#### Stated problem
Return the lines below exactly, from the first line to the line that contains "ax.spines['bottom'].set_linewidth(1.2)". Leave out pictures.

#### Given information
- - - - - - -
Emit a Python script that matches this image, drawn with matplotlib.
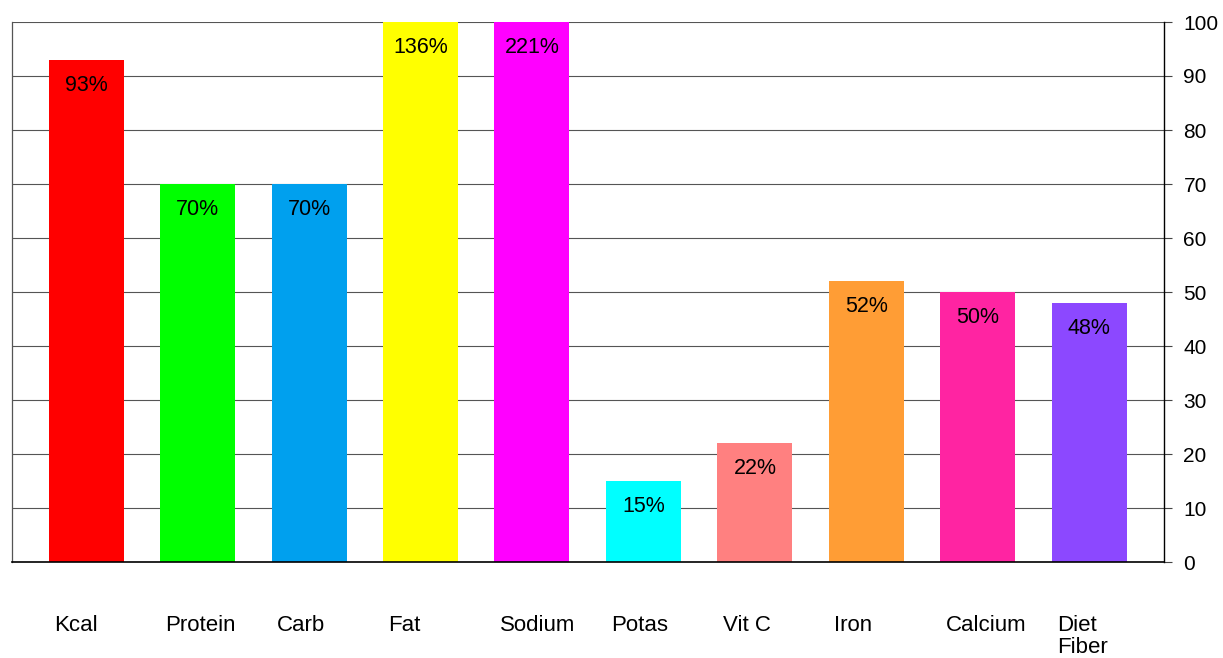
import matplotlib
matplotlib.use("Agg")
import matplotlib.pyplot as plt

categories = ["Kcal", "Protein", "Carb", "Fat", "Sodium", "Potas", "Vit C", "Iron", "Calcium", "Diet\nFiber"]
values = [93, 70, 70, 136, 221, 15, 22, 52, 50, 48]
labels = ["93%", "70%", "70%", "136%", "221%", "15%", "22%", "52%", "50%", "48%"]
colors = ["#FF0000", "#00FF00", "#00A0EE", "#FFFF00", "#FF00FF",
          "#00FFFF", "#FF8080", "#FF9D35", "#FF24A2", "#8C48FF"]
yticks = [0, 10, 20, 30, 40, 50, 60, 70, 80, 90, 100]

plt.rcParams['font.family'] = ['Liberation Sans', 'DejaVu Sans']

fig = plt.figure(figsize=(12.23, 6.58), dpi=100)
ax = fig.add_axes([12/1223, 1-562/658, (1164-12)/1223, (562-22)/658])

x = list(range(len(categories)))
ax.bar(x, values, width=0.673, color=colors, zorder=2)

ax.set_ylim(0, 100)
ax.set_xlim(-0.665, 9.67)
ax.set_yticks(yticks)
ax.yaxis.tick_right()
ax.tick_params(axis='y', direction='out', length=6, width=0.8, color='#444444',
               pad=8, labelsize=15)
ax.set_xticks([])
ax.grid(axis='y', color='#555555', linewidth=0.8, zorder=0)

ax.spines['top'].set_visible(False)
ax.spines['left'].set_color('#555555')
ax.spines['left'].set_linewidth(0.9)
ax.spines['right'].set_color('black')
ax.spines['right'].set_linewidth(1.0)
ax.spines['bottom'].set_color('black')
ax.spines['bottom'].set_linewidth(1.2)

for xi, v, lab in zip(x, values, labels):
    ax.annotate(lab, xy=(xi, min(v, 100)), xytext=(0, -18.5), textcoords='offset points',
                ha='center', va='center', fontsize=15.5, color='black', zorder=3)

for xi, cat in zip(x, categories):
    ax.annotate(cat, xy=(xi - 0.29, 0), xytext=(0, -38), textcoords='offset points',
                ha='left', va='top', fontsize=16, color='black', linespacing=1.1,
                annotation_clip=False)

fig.savefig("out.png", dpi=100)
- - - - - - -
#### Response to the exercise
Emit a Python script that matches this image, drawn with matplotlib.
import matplotlib
matplotlib.use("Agg")
import matplotlib.pyplot as plt

categories = ["Kcal", "Protein", "Carb", "Fat", "Sodium", "Potas", "Vit C", "Iron", "Calcium", "Diet\nFiber"]
values = [93, 70, 70, 136, 221, 15, 22, 52, 50, 48]
labels = ["93%", "70%", "70%", "136%", "221%", "15%", "22%", "52%", "50%", "48%"]
colors = ["#FF0000", "#00FF00", "#00A0EE", "#FFFF00", "#FF00FF",
          "#00FFFF", "#FF8080", "#FF9D35", "#FF24A2", "#8C48FF"]
yticks = [0, 10, 20, 30, 40, 50, 60, 70, 80, 90, 100]

plt.rcParams['font.family'] = ['Liberation Sans', 'DejaVu Sans']

fig = plt.figure(figsize=(12.23, 6.58), dpi=100)
ax = fig.add_axes([12/1223, 1-562/658, (1164-12)/1223, (562-22)/658])

x = list(range(len(categories)))
ax.bar(x, values, width=0.673, color=colors, zorder=2)

ax.set_ylim(0, 100)
ax.set_xlim(-0.665, 9.67)
ax.set_yticks(yticks)
ax.yaxis.tick_right()
ax.tick_params(axis='y', direction='out', length=6, width=0.8, color='#444444',
               pad=8, labelsize=15)
ax.set_xticks([])
ax.grid(axis='y', color='#555555', linewidth=0.8, zorder=0)

ax.spines['top'].set_visible(False)
ax.spines['left'].set_color('#555555')
ax.spines['left'].set_linewidth(0.9)
ax.spines['right'].set_color('black')
ax.spines['right'].set_linewidth(1.0)
ax.spines['bottom'].set_color('black')
ax.spines['bottom'].set_linewidth(1.2)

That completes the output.